Elusive Flowing Supersolids May Actually Be Quantum Plastics, New Paper Says

Helium-4

Helium-4 is used to study supersolids, a strange phenomenon in quantum mechanics. A Cornell professor is challenging the accepted view of supersolid experiments, suggesting a new phenomenon called quantum plasticity.Wikimedia Commons/Homo Iogos

The world of quantum mechanics gives us some pretty weird things -- such as matter that exists in all possible places at once, and strange states of matter like supersolids, a phenomenon in which a solid essentially acts like a liquid.

In the supersolid state, which scientists have ben trying to glimpse for years, matter retains the lattice-like structure it possesses as a solid, but it stops being rigid, meaning there is less friction.
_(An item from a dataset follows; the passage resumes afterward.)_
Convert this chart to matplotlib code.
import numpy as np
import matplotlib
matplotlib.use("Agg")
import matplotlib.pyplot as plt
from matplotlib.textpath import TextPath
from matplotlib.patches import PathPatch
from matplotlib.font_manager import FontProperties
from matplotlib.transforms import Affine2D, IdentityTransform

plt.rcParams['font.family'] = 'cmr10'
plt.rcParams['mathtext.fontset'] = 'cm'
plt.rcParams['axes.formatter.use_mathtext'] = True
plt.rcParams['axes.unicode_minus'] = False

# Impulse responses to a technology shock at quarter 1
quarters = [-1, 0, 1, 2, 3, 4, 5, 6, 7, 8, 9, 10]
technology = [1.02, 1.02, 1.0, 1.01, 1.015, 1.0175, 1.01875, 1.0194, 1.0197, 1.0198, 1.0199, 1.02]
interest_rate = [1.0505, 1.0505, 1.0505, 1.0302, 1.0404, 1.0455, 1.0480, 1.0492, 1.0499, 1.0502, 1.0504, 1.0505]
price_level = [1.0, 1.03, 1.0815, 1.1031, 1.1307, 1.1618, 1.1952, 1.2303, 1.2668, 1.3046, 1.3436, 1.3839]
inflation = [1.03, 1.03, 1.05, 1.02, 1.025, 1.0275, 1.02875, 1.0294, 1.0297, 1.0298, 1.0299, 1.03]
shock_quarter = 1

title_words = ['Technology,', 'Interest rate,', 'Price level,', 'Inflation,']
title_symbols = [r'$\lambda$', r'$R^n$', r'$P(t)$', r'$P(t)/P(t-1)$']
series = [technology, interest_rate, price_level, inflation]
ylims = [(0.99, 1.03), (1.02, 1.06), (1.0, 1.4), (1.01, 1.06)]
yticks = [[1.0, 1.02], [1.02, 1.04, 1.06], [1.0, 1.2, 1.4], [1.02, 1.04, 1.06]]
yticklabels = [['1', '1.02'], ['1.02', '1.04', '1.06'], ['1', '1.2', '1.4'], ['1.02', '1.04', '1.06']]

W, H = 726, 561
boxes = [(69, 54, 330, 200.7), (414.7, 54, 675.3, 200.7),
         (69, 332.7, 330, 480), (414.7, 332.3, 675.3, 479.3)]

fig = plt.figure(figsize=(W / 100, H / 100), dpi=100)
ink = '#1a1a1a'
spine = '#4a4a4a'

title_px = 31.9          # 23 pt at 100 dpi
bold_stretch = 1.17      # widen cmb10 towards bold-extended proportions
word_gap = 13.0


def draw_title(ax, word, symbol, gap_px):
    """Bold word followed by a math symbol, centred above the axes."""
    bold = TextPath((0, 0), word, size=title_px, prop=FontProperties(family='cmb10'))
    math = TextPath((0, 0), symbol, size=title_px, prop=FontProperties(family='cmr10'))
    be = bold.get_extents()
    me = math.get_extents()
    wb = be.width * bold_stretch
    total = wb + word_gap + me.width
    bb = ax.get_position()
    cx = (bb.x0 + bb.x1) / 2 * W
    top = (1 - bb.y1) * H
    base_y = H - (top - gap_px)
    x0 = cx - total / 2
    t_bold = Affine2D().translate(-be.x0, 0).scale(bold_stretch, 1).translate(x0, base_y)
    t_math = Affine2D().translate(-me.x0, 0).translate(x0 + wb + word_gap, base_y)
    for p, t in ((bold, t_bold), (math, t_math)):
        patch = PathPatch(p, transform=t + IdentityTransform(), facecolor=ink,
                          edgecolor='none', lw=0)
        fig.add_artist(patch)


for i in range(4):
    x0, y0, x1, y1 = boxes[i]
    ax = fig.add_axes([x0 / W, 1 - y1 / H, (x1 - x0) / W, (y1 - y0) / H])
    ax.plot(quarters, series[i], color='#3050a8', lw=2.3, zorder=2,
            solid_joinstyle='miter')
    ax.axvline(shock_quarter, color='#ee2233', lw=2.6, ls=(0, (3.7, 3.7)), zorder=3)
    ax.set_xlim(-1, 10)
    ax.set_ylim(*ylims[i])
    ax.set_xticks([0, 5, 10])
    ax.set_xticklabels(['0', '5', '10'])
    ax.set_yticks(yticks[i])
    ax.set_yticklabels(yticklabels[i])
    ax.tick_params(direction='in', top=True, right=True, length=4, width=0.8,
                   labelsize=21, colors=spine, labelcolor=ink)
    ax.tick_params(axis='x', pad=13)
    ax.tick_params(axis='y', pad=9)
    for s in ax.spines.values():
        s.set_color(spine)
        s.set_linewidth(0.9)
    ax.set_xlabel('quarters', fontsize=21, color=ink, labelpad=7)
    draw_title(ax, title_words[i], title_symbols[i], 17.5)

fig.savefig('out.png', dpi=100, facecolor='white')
Instead, it flows like a liquid.

To look for this odd behavioral change, scientists have been studying a type of helium and making it very cold, bringing it to within a fraction of absolute zero.

In 2004, scientists figured out a way to detect supersolid helium by filling a special rotating pendulum and watching how it spun as the helium cooled. They figured the rotation speed would change when the helium became a supersolid rather than a regular solid, because of that loss of friction. It did change, and later experiments replicated the results.

But now, Cornell professor John Reppy says that change in rotation isn't necessarily because the helium became a supersolid. Instead, he says, meet quantum plastic.

Reppy says it's possible the normal helium simply deformed as the pendulum twisted. Helium-4, which is used in the experiments, has some inherent defects that change its behavior at different temperatures, making it wobbly. Reppy says that as the temperature rises, these defects get even more wobbly, thus making helium's structure less rigid. Therefore, its changed, bendy structure at ultra-cold temperatures is not necessarily because of supersolidity. Rather, Reppy says, it's more like plastic.

More research is needed before scientists can be sure who's right, and whether supersolidity or quantum plasticity is the culprit.